After protracted negotiations, the sole heiress of the prominent Dutch Jewish art dealer, Jacques Goudstikker, and the Norton Simon Museum of Art, Pasadena, have resorted to the courts to decide the ownership of two life-sized paintings, Adam and Eve (around 1530), by Lucas Cranach the Elder.
Marei von Saher, Goudstikker’s daughter-in-law, says the diptych was stolen by the Nazis in 1940. But the museum has filed a counterclaim, saying that it has legal title to the paintings. The museum says the paintings were once part of the Stroganoff collection that the Soviet government seized after the Russian Revolution of 1917, and that the Dutch government precluded any Goudstikker claim in 1966 when it returned the diptych to an heir of the Stroganoff family. The lawsuits were filed in federal court on 2 May.
Mrs von Saher says that Goudstikker bought the diptych at an auction in Berlin of art owned by the Soviet government in May 1931. This included works from the Stroganoff collection, but she says some of the works, including the Cranach diptych, was not “and had never been” part of the Stroganoff collection.

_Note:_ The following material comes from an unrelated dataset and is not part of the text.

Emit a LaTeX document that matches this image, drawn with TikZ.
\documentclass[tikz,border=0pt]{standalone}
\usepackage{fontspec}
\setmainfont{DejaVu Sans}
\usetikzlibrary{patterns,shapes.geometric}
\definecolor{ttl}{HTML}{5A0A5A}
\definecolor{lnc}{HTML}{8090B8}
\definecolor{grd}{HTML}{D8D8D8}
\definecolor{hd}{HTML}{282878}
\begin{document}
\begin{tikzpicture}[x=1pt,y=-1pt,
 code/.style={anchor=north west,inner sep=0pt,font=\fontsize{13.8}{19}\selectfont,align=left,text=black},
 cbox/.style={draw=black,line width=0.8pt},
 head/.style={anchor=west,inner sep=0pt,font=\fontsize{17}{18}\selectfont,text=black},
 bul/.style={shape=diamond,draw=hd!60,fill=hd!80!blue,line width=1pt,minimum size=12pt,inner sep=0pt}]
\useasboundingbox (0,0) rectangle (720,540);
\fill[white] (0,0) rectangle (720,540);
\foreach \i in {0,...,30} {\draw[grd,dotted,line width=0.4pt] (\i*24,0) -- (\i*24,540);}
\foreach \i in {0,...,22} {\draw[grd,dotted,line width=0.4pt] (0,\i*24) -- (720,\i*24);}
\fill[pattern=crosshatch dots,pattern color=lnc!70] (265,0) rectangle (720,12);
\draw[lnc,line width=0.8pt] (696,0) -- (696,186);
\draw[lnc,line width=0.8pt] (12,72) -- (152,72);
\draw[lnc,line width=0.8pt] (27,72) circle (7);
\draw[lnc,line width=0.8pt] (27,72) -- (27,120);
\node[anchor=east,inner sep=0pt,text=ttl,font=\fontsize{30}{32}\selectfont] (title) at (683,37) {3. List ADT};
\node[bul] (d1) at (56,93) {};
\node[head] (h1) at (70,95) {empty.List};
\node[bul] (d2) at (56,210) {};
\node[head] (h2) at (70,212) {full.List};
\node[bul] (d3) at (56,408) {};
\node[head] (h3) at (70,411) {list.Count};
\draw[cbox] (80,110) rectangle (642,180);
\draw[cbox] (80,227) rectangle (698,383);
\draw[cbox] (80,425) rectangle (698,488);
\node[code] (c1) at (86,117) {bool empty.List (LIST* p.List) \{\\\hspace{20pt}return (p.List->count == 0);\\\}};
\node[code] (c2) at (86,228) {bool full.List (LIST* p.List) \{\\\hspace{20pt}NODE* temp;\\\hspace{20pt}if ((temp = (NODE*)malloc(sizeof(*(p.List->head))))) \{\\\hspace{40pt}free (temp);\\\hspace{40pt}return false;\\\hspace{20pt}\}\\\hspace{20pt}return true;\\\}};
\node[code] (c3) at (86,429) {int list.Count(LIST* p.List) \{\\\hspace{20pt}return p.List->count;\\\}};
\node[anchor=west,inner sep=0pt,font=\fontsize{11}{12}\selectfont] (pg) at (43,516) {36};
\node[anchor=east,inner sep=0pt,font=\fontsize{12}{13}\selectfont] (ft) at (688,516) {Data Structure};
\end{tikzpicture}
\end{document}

After Jacques Goudstikker fled the Nazi-invaded Netherlands in May 1940, dying en route, his collection was seized by Hermann Goering, Hitler’s deputy. Although much of it was returned by the Allies to the Dutch authorities for restitution in 1946, Mrs von Saher says, the art, including the Cranachs, was not returned to the Goudstikker family. The diptych, she alleges, was wrongly given to the Stroganoffs by the Dutch government, “purportedly as part of a sale transaction”, which included their giving up a claim to another work. The Cranach was given to George Stroganoff Scherbatoff, who claimed they had belonged to his family in Russia. In the 1970s, the Norton Simon Art Foundation bought the art from Mr Scherbatoff through a New York dealer.
In 2006, after a decade-long fight, the Dutch government returned an important group of 202 paintings in its possession from Goudstikker’s collection to Ms von Saher, many of which were sold at Christie’s New York on 19 April.

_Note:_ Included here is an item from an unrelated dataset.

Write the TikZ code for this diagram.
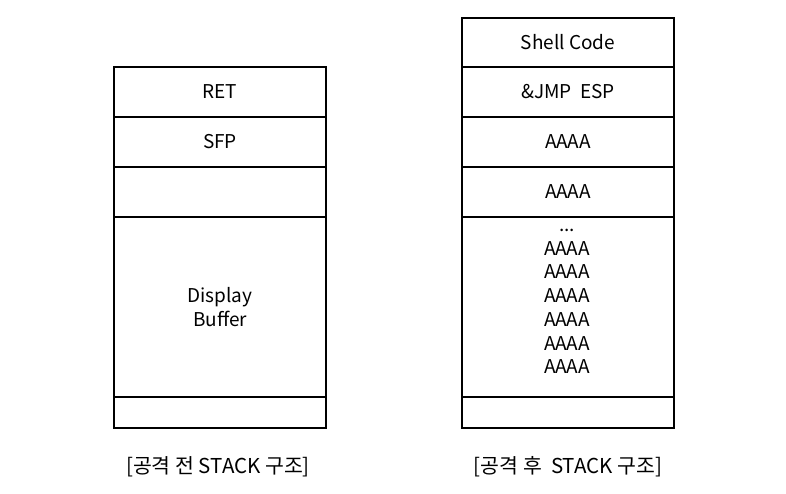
\documentclass[tikz,border=0pt]{standalone}
\usepackage{fontspec}
\setmainfont{Noto Sans CJK KR}
\begin{document}
\begin{tikzpicture}[x=1pt,y=-1pt,
  cell/.style={draw=black, line width=2pt, anchor=north west, inner sep=0pt,
    minimum width=212pt, font=\fontsize{19}{23.7}\selectfont, align=center},
  lbl/.style={inner sep=0pt, font=\fontsize{19}{23.7}\selectfont, align=center},
  captxt/.style={inner sep=0pt, font=\fontsize{20.5}{24}\selectfont}]
\useasboundingbox (0,0) rectangle (786,494);
% left stack
\node[cell, minimum height=50pt] (ret) at (113,66) {RET};
\node[cell, minimum height=50pt] (sfp) at (113,116) {SFP};
\node[cell, minimum height=50pt] (lemp) at (113,166) {};
\node[cell, minimum height=180pt] (buf) at (113,216) {Display\\Buffer};
\node[cell, minimum height=31pt] (lbot) at (113,396) {};
% right stack
\node[cell, minimum height=49pt] (sc) at (461,17) {Shell Code};
\node[cell, minimum height=50pt] (jmp) at (461,66) {\&JMP~~ESP};
\node[cell, minimum height=50pt] (a1) at (461,116) {AAAA};
\node[cell, minimum height=50pt] (a2) at (461,166) {AAAA};
\node[cell, minimum height=180pt] (afill) at (461,216) {};
\node[cell, minimum height=31pt] (rbot) at (461,396) {};
\node[lbl, anchor=north] (atext) at (567,229) {...\\AAAA\\AAAA\\AAAA\\AAAA\\AAAA\\AAAA};
% captions
\node[captxt] (lcap) at (218,467) {[공격 전 STACK 구조]};
\node[captxt] (rcap) at (568,467) {[공격 후~~STACK 구조]};
\end{tikzpicture}
\end{document}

The Norton Simon foundation argues that title to the work passed out of the Goudstikker family’s hands when the Dutch government restituted them in 1966 to Mr Scherbatoff and that it therefore acquired lawful title when it bought the works from him. It also argues that a US court may not invalidate the Dutch government’s decision, which was an “act of state” of a sovereign government. And even if the return to Mr Scherbatoff legally counts as a sale rather than an act of state, the foundation says under Dutch law it gained “unassailable” title through Mr Scherbatoff.